* _PROBLEM TO SOLVE_
Write out the whole listing exactly as it stands.

* _ENTRIES SHOWN_
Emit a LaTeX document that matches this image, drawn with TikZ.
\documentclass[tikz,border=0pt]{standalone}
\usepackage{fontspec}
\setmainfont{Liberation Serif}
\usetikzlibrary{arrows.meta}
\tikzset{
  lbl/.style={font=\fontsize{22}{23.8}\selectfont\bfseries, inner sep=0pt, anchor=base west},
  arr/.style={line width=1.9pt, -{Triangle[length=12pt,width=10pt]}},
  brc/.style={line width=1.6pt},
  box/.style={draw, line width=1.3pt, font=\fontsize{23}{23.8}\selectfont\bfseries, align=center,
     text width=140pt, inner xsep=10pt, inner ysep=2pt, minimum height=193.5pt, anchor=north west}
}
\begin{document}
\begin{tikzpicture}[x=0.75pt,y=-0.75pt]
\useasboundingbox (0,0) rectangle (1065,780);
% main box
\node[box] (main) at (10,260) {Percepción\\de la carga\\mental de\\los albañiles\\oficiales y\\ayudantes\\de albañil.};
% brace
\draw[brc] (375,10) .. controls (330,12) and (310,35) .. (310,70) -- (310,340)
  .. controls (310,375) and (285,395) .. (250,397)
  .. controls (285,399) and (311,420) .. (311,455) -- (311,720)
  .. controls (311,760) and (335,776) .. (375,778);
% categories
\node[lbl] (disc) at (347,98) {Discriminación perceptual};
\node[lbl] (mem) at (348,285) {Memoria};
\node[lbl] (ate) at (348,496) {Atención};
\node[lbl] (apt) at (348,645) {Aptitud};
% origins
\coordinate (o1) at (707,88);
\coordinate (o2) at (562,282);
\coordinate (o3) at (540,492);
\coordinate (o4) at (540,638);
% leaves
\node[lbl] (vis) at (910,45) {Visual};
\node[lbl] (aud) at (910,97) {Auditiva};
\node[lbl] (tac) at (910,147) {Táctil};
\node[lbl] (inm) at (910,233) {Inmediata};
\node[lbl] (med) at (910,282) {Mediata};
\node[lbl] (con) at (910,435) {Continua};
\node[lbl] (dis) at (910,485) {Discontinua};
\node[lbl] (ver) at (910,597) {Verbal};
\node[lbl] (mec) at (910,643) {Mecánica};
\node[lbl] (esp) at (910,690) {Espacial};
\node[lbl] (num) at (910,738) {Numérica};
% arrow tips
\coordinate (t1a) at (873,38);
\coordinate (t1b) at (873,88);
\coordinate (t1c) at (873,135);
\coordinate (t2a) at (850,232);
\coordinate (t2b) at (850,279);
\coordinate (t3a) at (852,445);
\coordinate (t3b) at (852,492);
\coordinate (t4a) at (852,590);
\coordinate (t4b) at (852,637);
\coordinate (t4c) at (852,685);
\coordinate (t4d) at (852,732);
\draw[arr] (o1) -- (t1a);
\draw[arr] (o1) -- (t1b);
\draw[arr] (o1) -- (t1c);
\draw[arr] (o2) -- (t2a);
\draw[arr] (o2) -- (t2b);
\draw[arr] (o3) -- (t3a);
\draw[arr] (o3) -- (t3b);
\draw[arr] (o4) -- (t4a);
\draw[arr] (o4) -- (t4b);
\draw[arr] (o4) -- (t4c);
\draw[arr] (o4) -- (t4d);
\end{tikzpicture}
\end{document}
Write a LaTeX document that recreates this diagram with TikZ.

* _WORKED ANSWER_
Emit a LaTeX document that matches this image, drawn with TikZ.
\documentclass[tikz,border=0pt]{standalone}
\usepackage{fontspec}
\setmainfont{Liberation Serif}
\usetikzlibrary{arrows.meta}
\tikzset{
  lbl/.style={font=\fontsize{22}{23.8}\selectfont\bfseries, inner sep=0pt, anchor=base west},
  arr/.style={line width=1.9pt, -{Triangle[length=12pt,width=10pt]}},
  brc/.style={line width=1.6pt},
  box/.style={draw, line width=1.3pt, font=\fontsize{23}{23.8}\selectfont\bfseries, align=center,
     text width=140pt, inner xsep=10pt, inner ysep=2pt, minimum height=193.5pt, anchor=north west}
}
\begin{document}
\begin{tikzpicture}[x=0.75pt,y=-0.75pt]
\useasboundingbox (0,0) rectangle (1065,780);
% main box
\node[box] (main) at (10,260) {Percepción\\de la carga\\mental de\\los albañiles\\oficiales y\\ayudantes\\de albañil.};
% brace
\draw[brc] (375,10) .. controls (330,12) and (310,35) .. (310,70) -- (310,340)
  .. controls (310,375) and (285,395) .. (250,397)
  .. controls (285,399) and (311,420) .. (311,455) -- (311,720)
  .. controls (311,760) and (335,776) .. (375,778);
% categories
\node[lbl] (disc) at (347,98) {Discriminación perceptual};
\node[lbl] (mem) at (348,285) {Memoria};
\node[lbl] (ate) at (348,496) {Atención};
\node[lbl] (apt) at (348,645) {Aptitud};
% origins
\coordinate (o1) at (707,88);
\coordinate (o2) at (562,282);
\coordinate (o3) at (540,492);
\coordinate (o4) at (540,638);
% leaves
\node[lbl] (vis) at (910,45) {Visual};
\node[lbl] (aud) at (910,97) {Auditiva};
\node[lbl] (tac) at (910,147) {Táctil};
\node[lbl] (inm) at (910,233) {Inmediata};
\node[lbl] (med) at (910,282) {Mediata};
\node[lbl] (con) at (910,435) {Continua};
\node[lbl] (dis) at (910,485) {Discontinua};
\node[lbl] (ver) at (910,597) {Verbal};
\node[lbl] (mec) at (910,643) {Mecánica};
\node[lbl] (esp) at (910,690) {Espacial};
\node[lbl] (num) at (910,738) {Numérica};
% arrow tips
\coordinate (t1a) at (873,38);
\coordinate (t1b) at (873,88);
\coordinate (t1c) at (873,135);
\coordinate (t2a) at (850,232);
\coordinate (t2b) at (850,279);
\coordinate (t3a) at (852,445);
\coordinate (t3b) at (852,492);
\coordinate (t4a) at (852,590);
\coordinate (t4b) at (852,637);
\coordinate (t4c) at (852,685);
\coordinate (t4d) at (852,732);
\draw[arr] (o1) -- (t1a);
\draw[arr] (o1) -- (t1b);
\draw[arr] (o1) -- (t1c);
\draw[arr] (o2) -- (t2a);
\draw[arr] (o2) -- (t2b);
\draw[arr] (o3) -- (t3a);
\draw[arr] (o3) -- (t3b);
\draw[arr] (o4) -- (t4a);
\draw[arr] (o4) -- (t4b);
\draw[arr] (o4) -- (t4c);
\draw[arr] (o4) -- (t4d);
\end{tikzpicture}
\end{document}
Write a LaTeX document that recreates this diagram with TikZ.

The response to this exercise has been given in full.